Maybe you feel like you're in your own Bethlehem, in some sort of limbo between the life you once had and the life you would like to have. Most of us know what it feels like to be displaced to some degree: perhaps it's so we can have empathy with refugees around the world, perhaps it's so we can connect with God. It's here in the middle of social political and personal turmoil that ordinary people encountered Jesus for the first time.
A second aspect of the Bethlehem paradox is that Bethlehem is the place where hope and fear meet. From almost the beginning of time God promised that he would fix the broken world that we live in. Centuries came and went and still God's people held on to the hope that he would send someone to save them - a messiah.

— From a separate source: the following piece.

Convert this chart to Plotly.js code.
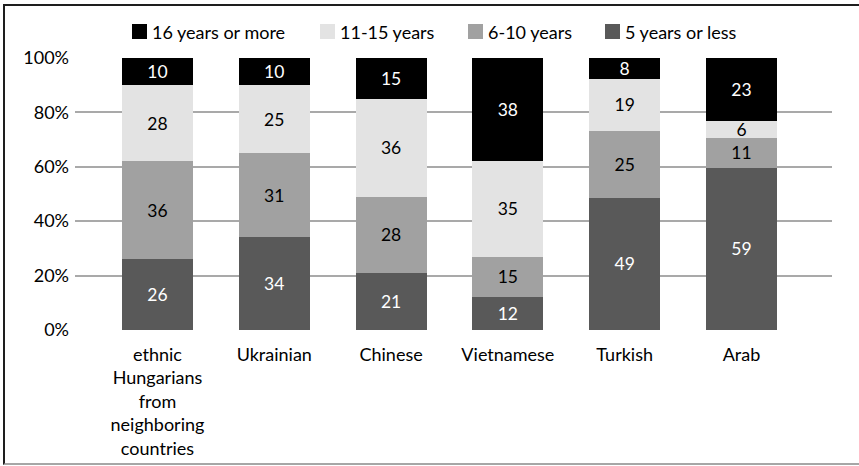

God dropped hints throughout history that were recorded in prophecies in the Old Testament that kept people's hopes alive. One of these hints was that the promised Messiah would be born in Bethlehem. When the Wise Men followed the star to find the new king they headed straight for King Herod's Palace because they assumed that the capital city was the most likely place for a new king to be born. King Herod was surprised by the news but his advisers weren't. They knew that ancient prophecy written hundreds of years before had identified Bethlehem as the place where God's chosen one would be born. So the wise men left the palace and happily continued their quest. But King Herod was livid. He had no intention of giving up any of his power to this new king. He reacts like other evil dictators react to perceive threat with unrestrained violence - he did not care that civilian children would become collateral damage. His position needed to be secured. So in the midst of one of the most terrifying periods of history, God sent the long awaited Messiah.
Today there are military blockades on every route. Tourist shops that are usually packed at this time of the year are empty. People are asking the same question Mary and Joseph had to ask: "Should we stay in our homes and risk death or leave and become refugees? Where can we go to find sanctuary?"
Whatever difficult situations you find yourself in, it is not so difficult that God cannot bring hope.
A third aspect of the Bethlehem is that Bethlehem is the place where hostility and hospitality meet.
Despite the hostility Mary and Joseph faced, they chose a path of incredible hospitality. They welcomed not only the Son of God into their lives, but local shepherds and migrating wise men to worship Jesus in their home.
The story of Mary and Joseph in Bethlehem is the story of a place that had no room, and yet someone, an anonymous innkeeper made room anyway.
It's the story of a family of poor and tired outsiders getting used to the rhythms of life with a new baby in temporary accommodation, who go out of their way to welcome an array of surprising guests.
It's the story of God inviting himself into the lives of an ordinary Middle Eastern family with roots in the small town of Bethlehem. When Jesus was born in Bethlehem, it was an act of solidarity with all those who feel worthless displaced forgotten or mistreated, it was an act of hope for those who face the greatest fears.
The baby that was born in Bethlehem, who was forcibly displaced as a refugee to Egypt, and who ended up dying for the world in Jerusalem, would rise again from the dead, ultimately defeating oppression everywhere.
He would sacrifice everything he had, his very life, so that he could welcome us home to God.
Hospitality, hope and connection can be born in the most unlikely of places. No matter how far from home, from God we feel, God is closer than we think.
He knows what it's like to be displaced, vulnerable, disconnected, afraid, even a refugee child. He was born and died to fix our broken world.
And even today he invites you and me to trust him as he works out his good and perfect plan. He invites us to follow him into the mess of the world around us and bring hope there by showing compassion and Hospitality to everyone who needs it.